Dataset excerpt:
/---

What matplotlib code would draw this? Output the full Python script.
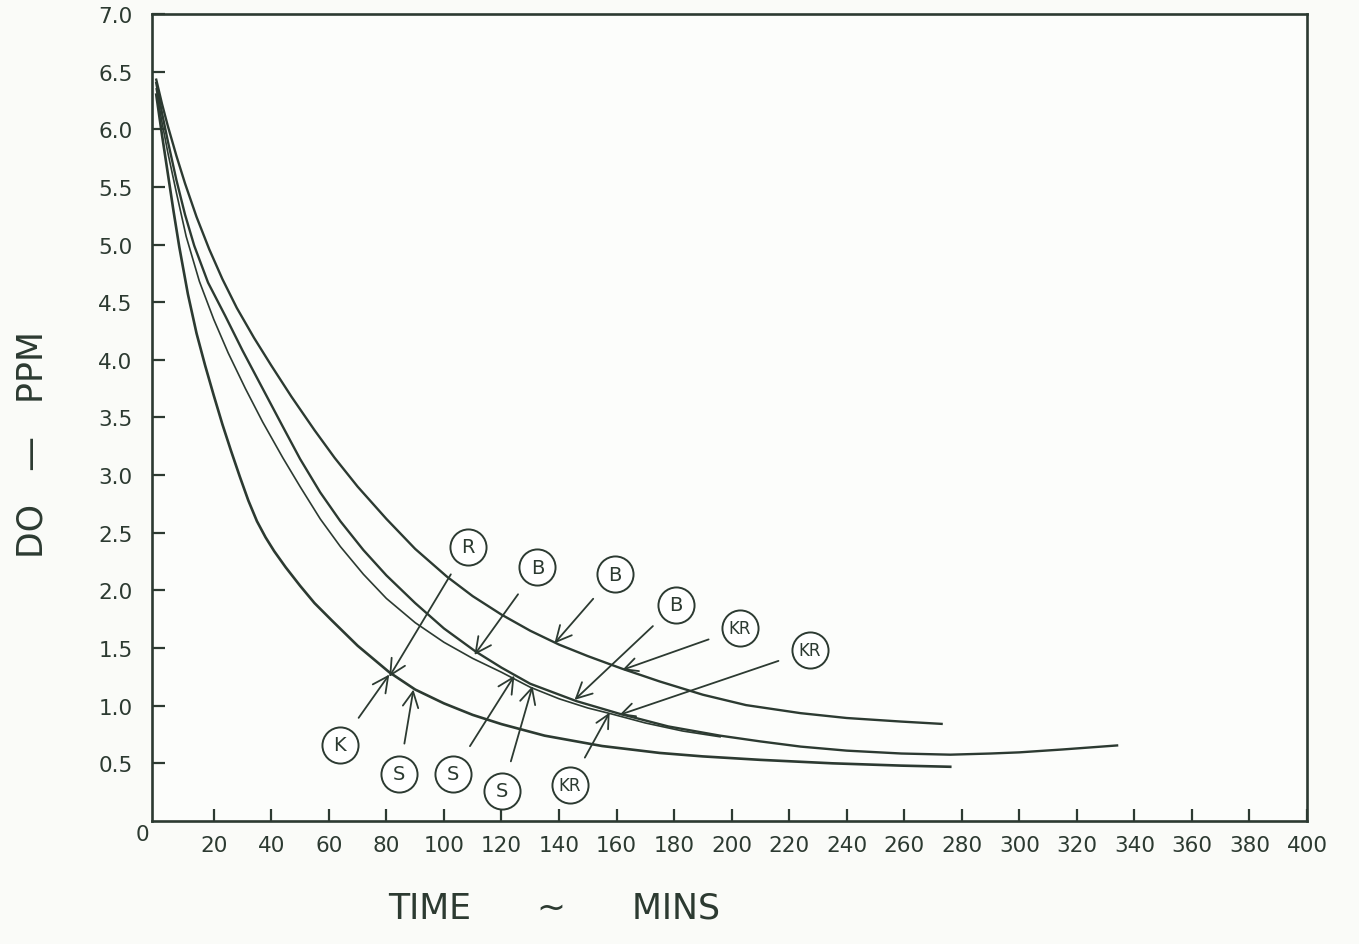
import matplotlib
matplotlib.use("Agg")
import matplotlib.pyplot as plt

ink = "#2c3a31"

# curve A (top)
a_t = [0, 2, 4, 7, 10, 14, 18.4, 23, 28, 34, 40, 47, 55, 62, 70, 80, 90, 101, 110,
       120, 130, 140, 150, 162, 175, 190, 205, 224, 240, 259, 273]
a_do = [6.43, 6.22, 6.03, 5.77, 5.53, 5.24, 4.96, 4.70, 4.45, 4.19, 3.95, 3.68, 3.39,
        3.15, 2.90, 2.62, 2.36, 2.12, 1.95, 1.79, 1.65, 1.53, 1.43, 1.32, 1.21, 1.095,
        1.005, 0.935, 0.893, 0.862, 0.842]

# curve B (long one)
b_t = [0, 2, 4, 7, 10, 13.2, 18, 24, 30, 37, 44, 50, 57, 64, 72, 80, 90, 100, 111,
       120, 130, 146, 161, 178, 196, 210, 224, 240, 259, 276, 290, 300, 315, 334]
b_do = [6.40, 6.14, 5.90, 5.56, 5.26, 4.99, 4.67, 4.38, 4.08, 3.75, 3.42, 3.14, 2.85,
        2.60, 2.35, 2.13, 1.89, 1.67, 1.47, 1.33, 1.19, 1.04, 0.93, 0.82, 0.74, 0.69,
        0.645, 0.61, 0.585, 0.575, 0.585, 0.595, 0.62, 0.655]

# curve C (short, thin)
c_t = [0, 2, 4, 7, 10.4, 15, 20, 25, 31, 37, 44, 50, 57, 64, 72, 80, 90, 100, 110,
       120, 130, 140, 150, 158, 170, 183, 196]
c_do = [6.35, 6.06, 5.80, 5.45, 5.07, 4.68, 4.35, 4.06, 3.75, 3.46, 3.15, 2.90, 2.62,
        2.38, 2.14, 1.93, 1.72, 1.55, 1.41, 1.29, 1.16, 1.06, 0.98, 0.93, 0.85, 0.78, 0.73]

# curve D (bottom)
d_t = [0, 2, 4, 6, 8, 11, 14, 17, 20, 23, 26, 29, 32, 35, 38, 41, 45, 50, 55, 61, 70,
       81, 90, 100, 110, 120, 135, 155, 175, 190, 210, 235, 259, 276]
d_do = [6.30, 5.95, 5.62, 5.29, 4.98, 4.57, 4.23, 3.95, 3.69, 3.44, 3.21, 2.99, 2.78,
        2.60, 2.46, 2.34, 2.20, 2.04, 1.89, 1.74, 1.52, 1.29, 1.14, 1.02, 0.92, 0.84,
        0.74, 0.65, 0.59, 0.56, 0.53, 0.50, 0.48, 0.47]

# circled labels: text, circle centre, arrow tip
tags = ["R", "B", "B", "B", "KR", "KR", "K", "S", "S", "S", "KR"]
tag_x = [108.2, 132.5, 159.3, 180.5, 202.8, 227.1, 63.7, 84.5, 103, 120.3, 143.7]
tag_y = [2.38, 2.20, 2.14, 1.875, 1.67, 1.48, 0.66, 0.41, 0.41, 0.26, 0.31]
tip_x = [81, 110.6, 138.4, 145.4, 162, 161, 81, 89.4, 124.5, 130.8, 157.6]
tip_y = [1.25, 1.44, 1.54, 1.05, 1.31, 0.92, 1.27, 1.14, 1.26, 1.17, 0.94]

xticks = list(range(20, 401, 20))
yticks = [0.5, 1.0, 1.5, 2.0, 2.5, 3.0, 3.5, 4.0, 4.5, 5.0, 5.5, 6.0, 6.5, 7.0]

fig = plt.figure(figsize=(13.59, 9.45), dpi=100, facecolor="#fafbf8")
ax = fig.add_axes([0.1118, 0.1302, 0.8499, 0.854])
ax.set_facecolor("#fcfdfb")

ax.plot(a_t, a_do, color=ink, lw=1.7)
ax.plot(b_t, b_do, color=ink, lw=1.7)
ax.plot(c_t, c_do, color=ink, lw=1.2)
ax.plot(d_t, d_do, color=ink, lw=1.9)

for s, cx, cy, tx, ty in zip(tags, tag_x, tag_y, tip_x, tip_y):
    ax.plot(cx, cy, "o", ms=26, mfc="white", mec=ink, mew=1.4, zorder=4)
    ax.annotate(s, xy=(tx, ty), xytext=(cx, cy), ha="center", va="center",
                fontsize=14 if len(s) == 1 else 12, color=ink, zorder=5,
                arrowprops=dict(arrowstyle="->,head_length=0.8,head_width=0.4",
                                color=ink, lw=1.3, shrinkA=13, shrinkB=0))

ax.set_xlim(-1.5, 400)
ax.set_ylim(0, 7.0)
ax.set_xticks(xticks)
ax.set_xticklabels([str(v) for v in xticks])
ax.set_yticks(yticks)
ax.set_yticklabels(["%.1f" % v for v in yticks])
ax.tick_params(direction="in", length=9, width=1.6, color=ink, labelcolor=ink,
               labelsize=15.5, top=False, right=False)
ax.tick_params(axis="x", pad=10)
ax.tick_params(axis="y", pad=14)
for sp in ax.spines.values():
    sp.set_color(ink)
    sp.set_linewidth(1.9)

ax.text(-4.9, -0.11, "0", ha="center", va="center", fontsize=15.5, color=ink, clip_on=False)

fig.text(0.408, 0.039, "TIME      ~      MINS", ha="center", va="center",
         fontsize=25, color=ink)
fig.text(0.024, 0.53, "DO   —   PPM", rotation=90, ha="center", va="center",
         fontsize=25, color=ink)

fig.savefig("out.png", dpi=100, facecolor=fig.get_facecolor())
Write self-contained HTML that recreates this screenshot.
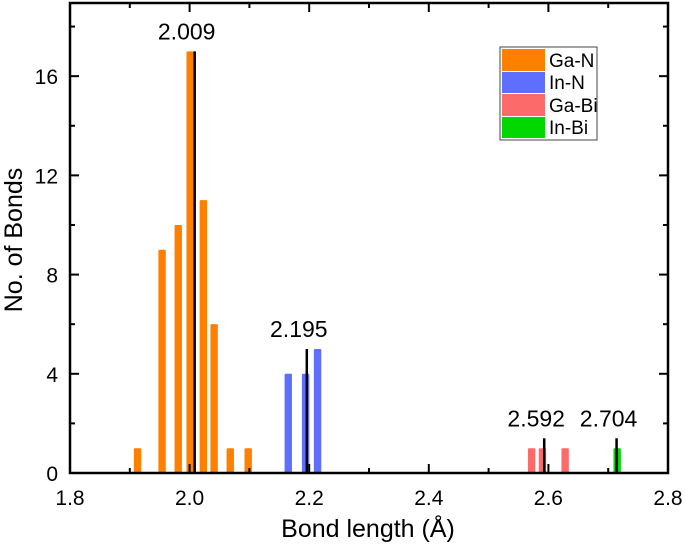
<!DOCTYPE html>
<html><head><meta charset="utf-8"><style>
body{margin:0;background:#fff}
svg text{font-family:"Liberation Sans",Arial,sans-serif}
</style></head><body>
<svg id="chart" width="685" height="544" viewBox="0 0 685 544" xmlns="http://www.w3.org/2000/svg">
<g id="marks"></g>
<g id="axes"></g>
<g id="legend">
<rect x="500" y="47" width="97" height="93" fill="#fff" stroke="#444" stroke-width="1"/>
<rect x="502" y="49" width="43" height="22" fill="#ff7f00"/>
<text x="549" y="67" font-size="19">Ga-N</text>
<rect x="502" y="72" width="43" height="21" fill="#5f6ffd"/>
<text x="549" y="89" font-size="19">In-N</text>
<rect x="502" y="94" width="43" height="22" fill="#fd6a6a"/>
<text x="549" y="112" font-size="19">Ga-Bi</text>
<rect x="502" y="117" width="43" height="21" fill="#00d800"/>
<text x="549" y="134" font-size="19">In-Bi</text>
</g>
<text x="368" y="537" font-size="25" text-anchor="middle">Bond length (Å)</text>
<text transform="translate(22,240) rotate(-90)" font-size="25" text-anchor="middle">No. of Bonds</text>
</svg>
<script>
const gaNx=[1.913,1.954,1.981,2.001,2.023,2.041,2.068,2.098];
const gaNy=[1,9,10,17,11,6,1,1];
const inNx=[2.165,2.194,2.214];
const inNy=[4,4,5];
const gaBix=[2.572,2.590,2.628];
const gaBiy=[1,1,1];
const inBix=[2.715];
const inBiy=[1];
const meanX=[2.0085,2.196,2.593,2.714];
const meanTop=[17,5,1.4,1.4];
const meanLabels=["2.009","2.195","2.592","2.704"];
const xTicks=[1.8,2.0,2.2,2.4,2.6,2.8];
const xTickLabels=["1.8","2.0","2.2","2.4","2.6","2.8"];
const yTicks=[0,4,8,12,16];
const yTickLabels=["0","4","8","12","16"];

const X0=70,X1=668,Y0=473,Y1=3,XMIN=1.8,XMAX=2.8,YMAX=18.95;
const sx=v=>X0+(v-XMIN)/(XMAX-XMIN)*(X1-X0);
const sy=v=>Y0-v/YMAX*(Y0-Y1);
const NS="http://www.w3.org/2000/svg";
const marks=document.getElementById('marks'),axes=document.getElementById('axes');
function mk(tag,attrs,parent){const e=document.createElementNS(NS,tag);for(const k in attrs)e.setAttribute(k,attrs[k]);parent.appendChild(e);return e;}
function bars(xs,ys,color,name){xs.forEach((x,i)=>{
 const r=mk('rect',{x:sx(x)-3.7,y:sy(ys[i]),width:7.4,height:Y0-sy(ys[i]),fill:color,rx:1},marks);
 
 
});}
bars(gaNx,gaNy,'#ff7f00','ga-n');
bars(inNx,inNy,'#5f6ffd','in-n');
bars(gaBix,gaBiy,'#fd6a6a','ga-bi');
bars(inBix,inBiy,'#00d800','in-bi');
meanX.forEach((x,i)=>{
 const l=mk('line',{x1:sx(x),x2:sx(x),y1:Y0,y2:sy(meanTop[i]),stroke:'#000','stroke-width':2.5},marks);
 
 
 const t=mk('text',{x:sx(x)-8,y:sy(meanTop[i])-12,'font-size':23,'text-anchor':'middle'},marks);
 t.textContent=meanLabels[i];
 
 
});
const frame=mk('rect',{x:X0,y:Y1,width:X1-X0,height:Y0-Y1,fill:'none',stroke:'#000','stroke-width':2.5},axes);


for(let v=1.8;v<=2.8001;v+=0.1){const px=sx(v);const maj=Math.abs(Math.round(v*5)-v*5)<1e-6;const L=maj?9:5;
 mk('line',{x1:px,x2:px,y1:Y0,y2:Y0-L,stroke:'#000','stroke-width':2},axes);
 mk('line',{x1:px,x2:px,y1:Y1,y2:Y1+L,stroke:'#000','stroke-width':2},axes);}
for(let v=0;v<=18;v+=2){const py=sy(v);const L=(v%4===0)?9:5;
 mk('line',{x1:X0,x2:X0+L,y1:py,y2:py,stroke:'#000','stroke-width':2},axes);
 mk('line',{x1:X1,x2:X1-L,y1:py,y2:py,stroke:'#000','stroke-width':2},axes);}
xTicks.forEach((v,i)=>{const t=mk('text',{x:sx(v),y:Y0+32,'font-size':21,'text-anchor':'middle'},axes);t.textContent=xTickLabels[i];
 
 });
yTicks.forEach((v,i)=>{const t=mk('text',{x:X0-12,y:sy(v)+8,'font-size':21,'text-anchor':'end'},axes);t.textContent=yTickLabels[i];
 
 });
</script>
</body></html>
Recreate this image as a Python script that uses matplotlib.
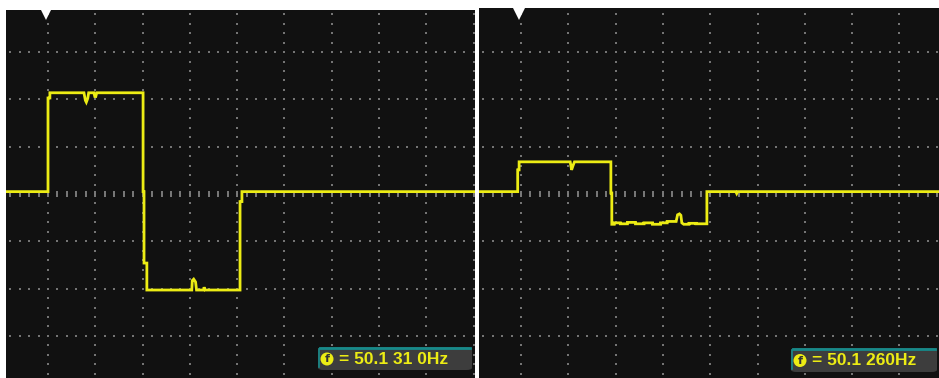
import numpy as np
import matplotlib.pyplot as plt
from matplotlib.patches import FancyBboxPatch, Ellipse

# Trace samples, in graticule divisions (x: time div from trigger, y: volts div from centre)
left_x = [-0.95, 0.00, 0.00, 0.04, 0.04, 0.76, 0.79, 0.81, 0.84, 0.86, 0.97, 0.99, 1.01,
          1.03, 2.01, 2.01, 2.03, 2.03, 2.09, 2.09, 3.04, 3.05, 3.08, 3.12, 3.14, 3.29,
          3.30, 3.32, 4.06, 4.06, 4.10, 4.10, 9.10]
left_y = [0.05, 0.05, 2.03, 2.03, 2.14, 2.14, 1.98, 1.94, 2.02, 2.14, 2.14, 2.06, 2.06,
          2.14, 2.14, 0.05, 0.05, -1.46, -1.46, -2.03, -2.03, -1.83, -1.80, -1.86, -2.03,
          -2.03, -1.97, -2.03, -2.03, -0.16, -0.16, 0.05, 0.05]

right_x = [-0.95, -0.07, -0.07, -0.04, -0.04, 1.04, 1.07, 1.10, 1.13, 1.90, 1.90, 1.92,
           1.92, 1.97, 1.97, 2.10, 2.10, 2.25, 2.25, 2.42, 2.42, 2.60, 2.60, 2.78, 2.78,
           2.95, 2.95, 3.09, 3.09, 3.28, 3.31, 3.35, 3.38, 3.40, 3.44, 3.55, 3.55, 3.70,
           3.70, 3.93, 3.93, 4.54, 4.56, 4.58, 8.90]
right_y = [0.05, 0.05, 0.51, 0.51, 0.68, 0.68, 0.51, 0.60, 0.68, 0.68, 0.02, 0.02,
           -0.64, -0.64, -0.61, -0.61, -0.63, -0.63, -0.60, -0.60, -0.63, -0.63, -0.61,
           -0.61, -0.64, -0.64, -0.61, -0.61, -0.58, -0.58, -0.44, -0.42, -0.45, -0.61,
           -0.64, -0.64, -0.62, -0.62, -0.63, -0.63, 0.05, 0.05, 0.01, 0.05, 0.05]

freq_labels = ["= 50.1 31 0Hz", "= 50.1 260Hz"]

W, H = 939, 378
DIV = 47.3          # pixels per division
TRACE = "#ecec14"
SCREEN = "#111111"


def fx(px):
    return px / W


def fy(py):
    return 1 - py / H


def make_screen(x0, x1, y0, y1, gx0, gy0):
    """Axes covering pixel box (x0..x1, y0..y1); gx0/gy0 = pixel of the 0 division."""
    ax = fig.add_axes([fx(x0), fy(y1), (x1 - x0) / W, (y1 - y0) / H])
    ax.set_facecolor(SCREEN)
    ax.set_xlim((x0 - gx0) / DIV, (x1 - gx0) / DIV)
    ax.set_ylim((gy0 - y1) / DIV, (gy0 - y0) / DIV)
    for s in ax.spines.values():
        s.set_visible(False)
    ax.set_xticks([])
    ax.set_yticks([])

    # dotted graticule, 5 dots per division
    fine = np.arange(-20, 60) * 0.2
    for k in range(-1, 10):
        ax.scatter(np.full(fine.size, k), fine, s=2.4, marker="s", color="#747474",
                   linewidths=0, zorder=1)
    for k in range(-4, 5):
        if k == 0:
            continue
        ax.scatter(fine, np.full(fine.size, k), s=2.4, marker="s", color="#747474",
                   linewidths=0, zorder=1)
    # centre line drawn as short ticks
    ax.scatter(fine, np.zeros(fine.size), s=16, marker="|", color="#7a7a7a",
               linewidths=1.4, zorder=1)
    return ax


fig = plt.figure(figsize=(W / 100, H / 100), dpi=100)
fig.patch.set_facecolor("white")

ax_l = make_screen(6, 475, 10, 378, 48, 194)
ax_r = make_screen(479, 939, 8, 378, 521, 194)

for ax, xs, ys in [(ax_l, left_x, left_y), (ax_r, right_x, right_y)]:
    ax.plot(xs, ys, color=TRACE, lw=2.0, solid_joinstyle="miter", zorder=3)

# trigger markers at the top
for tx in [46, 519]:
    fig.add_artist(plt.Line2D([fx(tx), fx(tx)], [fy(0), fy(12)], color="white", lw=1.5))
    fig.add_artist(plt.Line2D([fx(tx)], [fy(14)], marker="v", markersize=8,
                              color="white", markeredgewidth=0))

# frequency readouts
boxes = [(318, 472, 347, 370), (791, 937, 348, 372)]
for (bx0, bx1, by0, by1), label in zip(boxes, freq_labels):
    fig.add_artist(FancyBboxPatch((fx(bx0), fy(by1)), fx(bx1) - fx(bx0), fy(by0) - fy(by1),
                                  boxstyle="round,pad=0,rounding_size=0.006",
                                  facecolor="#3d3d3d", edgecolor="none",
                                  transform=fig.transFigure))
    fig.add_artist(plt.Line2D([fx(bx0 + 2), fx(bx1 - 2)], [fy(by0 + 1), fy(by0 + 1)],
                              color="#168a8a", lw=2))
    fig.add_artist(plt.Line2D([fx(bx0 + 1), fx(bx0 + 1)], [fy(by0 + 2), fy(by1 - 3)],
                              color="#168a8a", lw=1.2))
    cx, cy = bx0 + 9, (by0 + by1) / 2 + 0.5
    fig.add_artist(Ellipse((fx(cx), fy(cy)), 13 / W, 13 / H, facecolor=TRACE,
                           edgecolor="none", transform=fig.transFigure))
    fig.text(fx(cx), fy(cy), "f", color="#333333", fontsize=8, fontweight="bold",
             ha="center", va="center")
    fig.text(fx(cx + 12), fy(cy), label, color=TRACE, fontsize=12.5,
             ha="left", va="center", fontweight="bold", family="Liberation Sans")

fig.savefig("out.png", dpi=100, facecolor="white")
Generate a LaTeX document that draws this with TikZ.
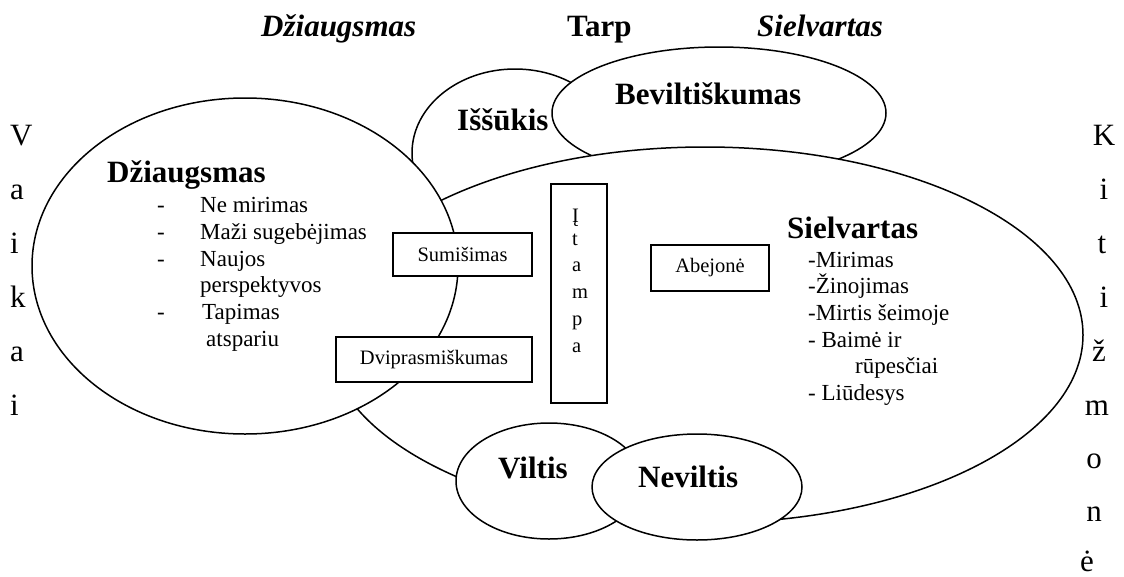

\---

TASK PROMPT |
Of the lines above, quote exactly those from the one with "Recreate this image" through the one with "from matplotlib.patches import", ends included; pictures stay out.

SOLUTION |
Recreate this image as a Python script that uses matplotlib.
import numpy as np
import matplotlib.pyplot as plt
from matplotlib.patches import FancyBboxPatch, Ellipse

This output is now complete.